Popular Careers for English Majors

You will be trained to read, write and communicate exceptionally well, which gives you an edge in almost any career field you might explore. 

English majors are successful in the business world (advertising and marketing are some of the more obvious choices), the legal profession (we’re used to reading all the time, after all), the entertainment industry, the arts world and in education.

According to a recent survey report of the Association of American Colleges and Universities, the majority of business executives want college graduates with strong communication, critical inquiry skills and problem-solving abilities.

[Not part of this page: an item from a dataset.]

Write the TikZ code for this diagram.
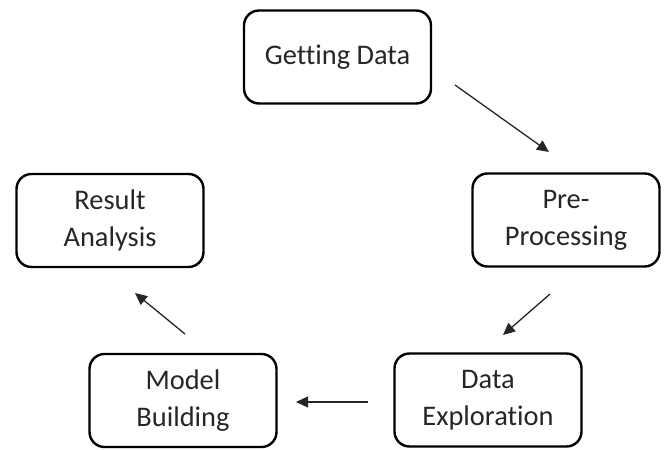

Indeed, many employers prefer hiring English majors and students in the humanities. The reasons are many. As a student, you will cultivate or practice

  • Communication: the artful and thoughtful command of a wide-ranging vocabulary; the skillful presentation of points to different kinds of listeners.
  • Critical thinking: the ability to ask the kinds of questions that bring into view the complexities and possibilities of problems; the skill of formulating a problem in such a way as to open up paths for further thought.
  • Research: the ability not just to find answers to but to construct them using convincing evidence; the power to produce knowledge in the face of unknowns and uncertainties.
  • Empathy: the ability to understand the positions of others by means of careful reading and reflection rather than projection; the power to imagine as fully as possible different points of view, combined with a sense of the limitations of this ability.

From Our Alumni

Brandon Teola

Brandon Teola, ‘24

“The English department at Seattle University has provided me with transferrable skills like effective writing, critical reading, and clear communication that have prepared me to enter any career that I choose. The professors in the department cultivate an incredibly supportive community, and the courses focus on topics that are relevant in the contemporary world. Choosing Seattle University’s English department for my college experience is one of the best decisions I have made.”